In life, there are certain traits and abilities which have always labeled as the "good" ones - positivity, determination, being outgoing, being a natural leader, the ability to cook, things like that. And anything which is the opposite of those traits and abilities, will naturally be labeled as the "bad" ones.
So that's what we've always been fed ever since we were kids, and it's still the same now. That's what all the self-help books, motivational courses and inspiring articles on the Internet are supposed to do - to help you become a better person.
There's nothing wrong with that, of course. It's just that a lot of the time, the whole notion of being a better person involves trying to develop an ability out of thin air, or changing the "negative traits" that you were born with, like it's a wine stain on a white carpet that needs to be removed. And I think there's no greater fallacy than this.
I've always believed in the concept of yin and yang, that everything on earth is better with a counter-point to it, and the notion that we should all try to conform to the ideal of a "better person" just doesn't make sense to me. Would we all not be Barbie-esque drones then; like Sims in a utopian world? Every dreamer needs an anchor, to keep him from getting lost in the clouds. Every overachiever needs a slacker, to remind him to slow down sometimes. Every leader needs a follower, to support him along the path he has charted.
We spend so much time being apologetic over quirks and flaws that we were born with, and trying to live up to everybody's expectations that we end up being miserable ourselves.

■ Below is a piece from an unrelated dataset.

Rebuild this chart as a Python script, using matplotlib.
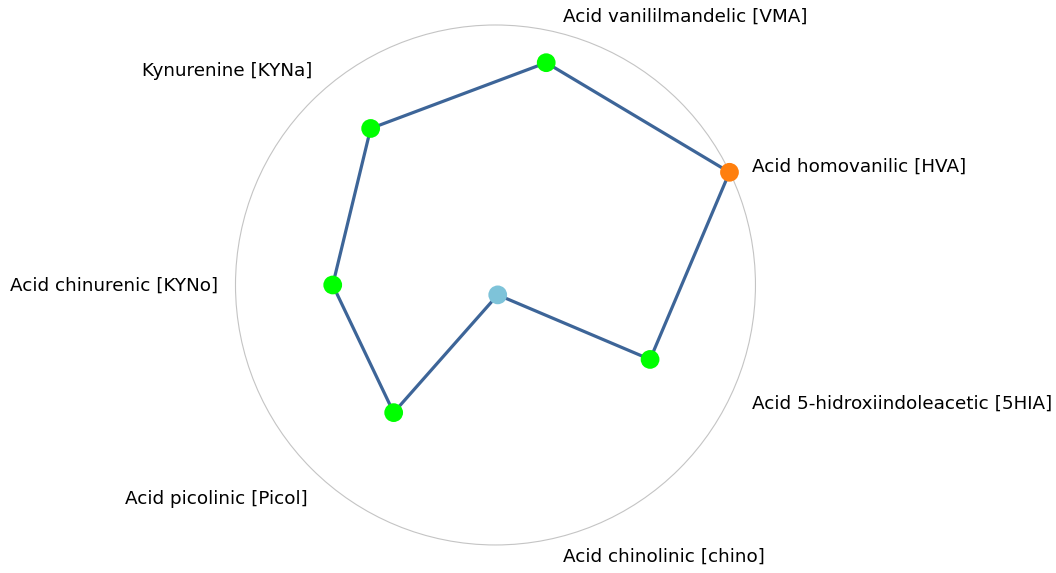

Not everybody is born to be a star, and I think that we should be okay with that. It's only then that we can recognise when we're in the presence of greatness, and appreciate it so.
I'm not saying that we shouldn't try to aspire to be something more, or to work on something that we don't like about ourselves. But for me at least, the self-flagellation has to stop because I've finally grown tired of feeling inadequate my whole life. The self-improvement battles will come another day, and just for this moment, I'll tell myself, "You're doing okay, kiddo." And I think we all need that sometimes.